» DATASET EXTRACT
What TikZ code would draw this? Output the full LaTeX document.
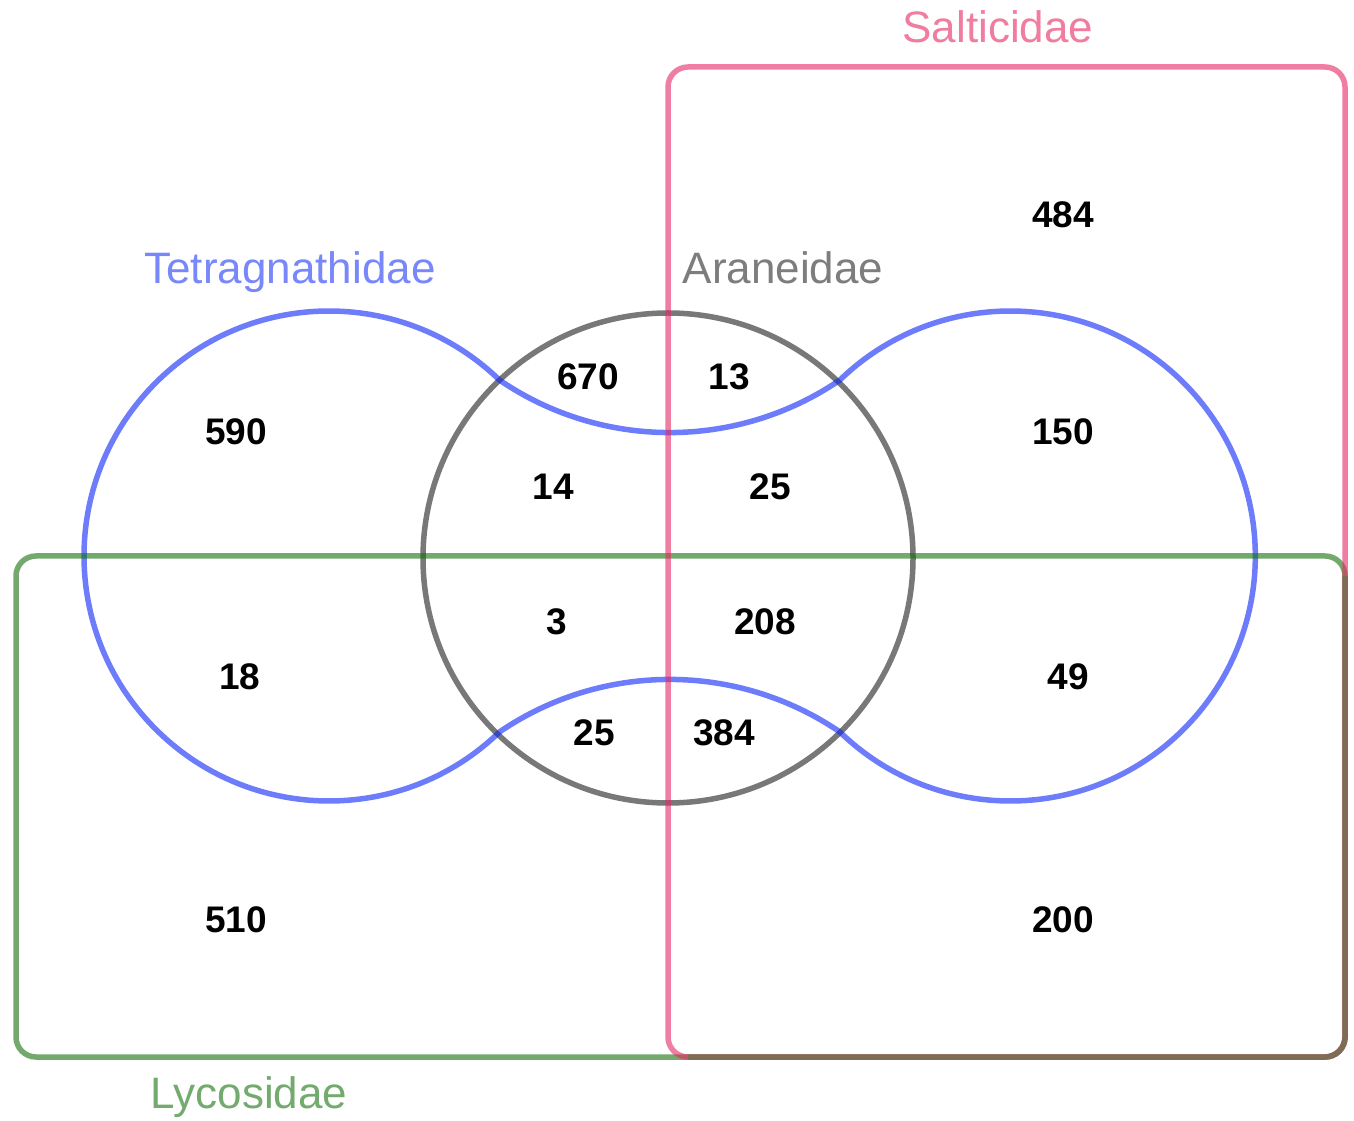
\documentclass[tikz,border=0pt]{standalone}
\usepackage{fontspec}
\setmainfont{Liberation Sans}
\usetikzlibrary{calc}
\definecolor{pinkbase}{RGB}{230,40,100}
\definecolor{greenbase}{RGB}{22,113,13}
\definecolor{bluebase}{RGB}{13,38,247}
\definecolor{graybase}{RGB}{30,30,30}
\definecolor{overlapbrown}{RGB}{128,108,84}
\definecolor{pinktext}{RGB}{240,125,160}
\definecolor{bluetext}{RGB}{120,135,250}
\definecolor{graytext}{RGB}{125,125,125}
\definecolor{greentext}{RGB}{115,170,110}
\tikzset{
  setline/.style={line width=5.5pt, draw opacity=0.6},
  setlabel/.style={anchor=base, inner sep=0pt, font=\fontsize{44}{50}\selectfont},
  count/.style={anchor=center, inner sep=0pt, font=\fontsize{37}{44}\selectfont\bfseries, text=black}
}
\begin{document}
\begin{tikzpicture}[x=1pt,y=1pt]
\useasboundingbox (0,0) rectangle (1354,1120);
\fill[white] (0,0) rectangle (1354,1120);
% centres
\coordinate (L) at (329,564);
\coordinate (R) at (1007,564);
\coordinate (A) at (668,562);
% Araneidae circle
\draw[setline, draw=graybase] (A) circle[radius=245];
% Tetragnathidae outline
\draw[setline, draw=bluebase] ($(L)+(45.9:245)$)
  arc[start angle=45.9, end angle=314.1, radius=245]
  arc[start angle=124.3, end angle=55.7, radius=302]
  arc[start angle=225.9, end angle=494.1, radius=245]
  arc[start angle=304.3, end angle=235.7, radius=302] -- cycle;
% Lycosidae rectangle
\draw[setline, draw=greenbase, rounded corners=20pt] (16,63) rectangle (1345,564);
% Salticidae rectangle
\draw[setline, draw=pinkbase, rounded corners=20pt] (668,63) rectangle (1345,1053);
% shared edges
\draw[line width=5.5pt, draw=overlapbrown] (688,63) -- (1325,63) arc[start angle=-90, end angle=0, radius=20] -- (1345,544);
% set labels
\node[setlabel, text=pinktext] (salt) at (998,1077) {Salticidae};
\node[setlabel, text=bluetext] (tetra) at (290,836) {Tetragnathidae};
\node[setlabel, text=graytext] (aran) at (783,836) {Araneidae};
\node[setlabel, text=greentext] (lyco) at (249,12) {Lycosidae};
% counts
\node[count] (n484) at (1063,905) {484};
\node[count] (n590) at (236,688) {590};
\node[count] (n670) at (588,743) {670};
\node[count] (n13) at (729,743) {13};
\node[count] (n150) at (1063,688) {150};
\node[count] (n14) at (553,633) {14};
\node[count] (n25a) at (770,633) {25};
\node[count] (n3) at (557,498) {3};
\node[count] (n208) at (765,498) {208};
\node[count] (n18) at (240,443) {18};
\node[count] (n49) at (1068,443) {49};
\node[count] (n25b) at (594,387) {25};
\node[count] (n384) at (724,387) {384};
\node[count] (n510) at (236,200) {510};
\node[count] (n200) at (1063,200) {200};
\end{tikzpicture}
\end{document}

» GOAL
Write out every line above exactly as it is, leaving out the pictures.

» RESPONSE TO THE TASK
What TikZ code would draw this? Output the full LaTeX document.
\documentclass[tikz,border=0pt]{standalone}
\usepackage{fontspec}
\setmainfont{Liberation Sans}
\usetikzlibrary{calc}
\definecolor{pinkbase}{RGB}{230,40,100}
\definecolor{greenbase}{RGB}{22,113,13}
\definecolor{bluebase}{RGB}{13,38,247}
\definecolor{graybase}{RGB}{30,30,30}
\definecolor{overlapbrown}{RGB}{128,108,84}
\definecolor{pinktext}{RGB}{240,125,160}
\definecolor{bluetext}{RGB}{120,135,250}
\definecolor{graytext}{RGB}{125,125,125}
\definecolor{greentext}{RGB}{115,170,110}
\tikzset{
  setline/.style={line width=5.5pt, draw opacity=0.6},
  setlabel/.style={anchor=base, inner sep=0pt, font=\fontsize{44}{50}\selectfont},
  count/.style={anchor=center, inner sep=0pt, font=\fontsize{37}{44}\selectfont\bfseries, text=black}
}
\begin{document}
\begin{tikzpicture}[x=1pt,y=1pt]
\useasboundingbox (0,0) rectangle (1354,1120);
\fill[white] (0,0) rectangle (1354,1120);
% centres
\coordinate (L) at (329,564);
\coordinate (R) at (1007,564);
\coordinate (A) at (668,562);
% Araneidae circle
\draw[setline, draw=graybase] (A) circle[radius=245];
% Tetragnathidae outline
\draw[setline, draw=bluebase] ($(L)+(45.9:245)$)
  arc[start angle=45.9, end angle=314.1, radius=245]
  arc[start angle=124.3, end angle=55.7, radius=302]
  arc[start angle=225.9, end angle=494.1, radius=245]
  arc[start angle=304.3, end angle=235.7, radius=302] -- cycle;
% Lycosidae rectangle
\draw[setline, draw=greenbase, rounded corners=20pt] (16,63) rectangle (1345,564);
% Salticidae rectangle
\draw[setline, draw=pinkbase, rounded corners=20pt] (668,63) rectangle (1345,1053);
% shared edges
\draw[line width=5.5pt, draw=overlapbrown] (688,63) -- (1325,63) arc[start angle=-90, end angle=0, radius=20] -- (1345,544);
% set labels
\node[setlabel, text=pinktext] (salt) at (998,1077) {Salticidae};
\node[setlabel, text=bluetext] (tetra) at (290,836) {Tetragnathidae};
\node[setlabel, text=graytext] (aran) at (783,836) {Araneidae};
\node[setlabel, text=greentext] (lyco) at (249,12) {Lycosidae};
% counts
\node[count] (n484) at (1063,905) {484};
\node[count] (n590) at (236,688) {590};
\node[count] (n670) at (588,743) {670};
\node[count] (n13) at (729,743) {13};
\node[count] (n150) at (1063,688) {150};
\node[count] (n14) at (553,633) {14};
\node[count] (n25a) at (770,633) {25};
\node[count] (n3) at (557,498) {3};
\node[count] (n208) at (765,498) {208};
\node[count] (n18) at (240,443) {18};
\node[count] (n49) at (1068,443) {49};
\node[count] (n25b) at (594,387) {25};
\node[count] (n384) at (724,387) {384};
\node[count] (n510) at (236,200) {510};
\node[count] (n200) at (1063,200) {200};
\end{tikzpicture}
\end{document}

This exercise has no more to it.